Le président de la République a ordonné que soient retirées certaines des dispositions les plus contestées et contestables du Fichier Edvige, mais pas toutes : les mineurs de plus de treize pourront toujours être fichés. Fort bien ! Mais les dispositions nouvelles seront toujours prises par décret et non par une loi. Il est impératif pourtant qu'un sujet aussi important et "sensible" comme ont dit, fasse l'objet d'un débat public devant la réprésentation nationale et que soient discutées ouvertement quelles mesures, relatives au renseignement, sont nécessaires à la garantie de la sécurité des citoyens et quelles autres constitueraient des atteintes aux libertés publiques fondamentales à ne pas accepter. Beaucoup le demandent aujourd'hui et ils ont raison.
On se réjouit, bien sûr, qu'en cette affaire la société civile - associations, syndicats, partis politiques, citoyens ordinaires - se soit mobilisée et ait poussé les autorités de l'Etat à revenir sur ses décisions initiales. C'est là un bel exemple de vitalité démocratique qui eût été inconcevable dans tout autre type de régime. Mais le fond n'est que couvert, il n'est pas ôté, pour parler comme Pascal. Reste, en arrière-plan, la philosophie ou plutôt l'idéologie sécuritaire qui anime ce décret et dont je ne vois pas qu'elle soit discutée, ni mise en cause avez assez de publicité et de transparence : le principe que le comportement d'un citoyen peut constituer une atteinte à l'ordre public, en sorte que se met insidieusement en place une exigence d'obéissance, de loyauté et de "civilité, qui n'est pas présupposée d'avance mais dont il appartient à chacun d'apporter la preuve.
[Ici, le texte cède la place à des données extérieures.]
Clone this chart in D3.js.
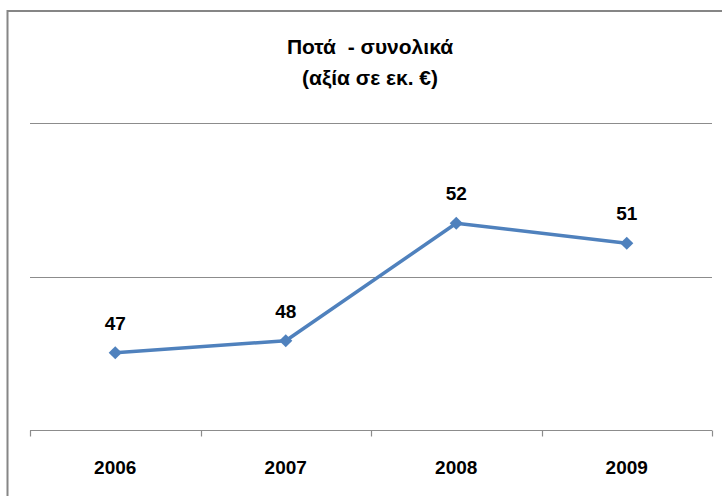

Sous couvert de la nécessité d'une politique du renseignement, que justifierait la protection des citoyens contre les nouvelles menaces, en particulier, terroristes, c'est petit à petit, sans qu'on s'en rende tout à fait compte, la tonalité fondamentale de la confiance, sur laquelle nos Etats modernes se sont bâtis, qui est érodée, pour laisser place à une autre tonalité qui est celle du soupçon. La première conduisait l'Etat - et c'est un principe central de la démocratie libérale - à ne pas empiéter sur la vie privée, la seoonde justifie au contraire que cette limite soit franchie et transgressée au nom d'un contrôle de plus en plus étroit de nos actes et de nos comportements. Ajoutons au principe démocratique de confiance, celui du conflit ouvert des intérêts et des opinions qui s'expose sur la place publique et qui se résout par la négociation, serait-elle âpre et rude. Mais le renseignement obéit, par nature, à une autre logique qui, invisible, est celle de la discrétion et du secret. Quoique l'obtention d'informations puisse être régulée - en l'occurence, elle le sera fort peu - cette régulation ne se fait jamais par le contrat, le conflit ou l'accord négocié et ses procédures échappent à l'examen permanent des citoyens et de leurs représentants.
Je me demande s'il ne serait pas pertinent de voir dans cette opposition le critère d'une distinction fondamentale entre deux types de sociétés, l'une exotérique, qui, depuis Athènes, est consubstantielle à l'espace ouvert de la démocratie, l'autre, ésotérique, qui est le propre des régimes non-démocratiques où l'information et la prise de décision sont réservées aux "initiés" qui ont seuls droit d'accéder au secret et d'agir en conséquence. Il serait infiniment dangereux que, sous couvert de la sécurité, nous entrions progressivement dans cette logique "gnostique" qui est contraire à l'essence même de la relation politique et qui ébranle les principes fondateurs de notre idéal démocratique. C'est sur ce point que notre vigilance, éveillée par le fichier Edvige, doit continuer, ou commencer tout simplement, de s'exercer.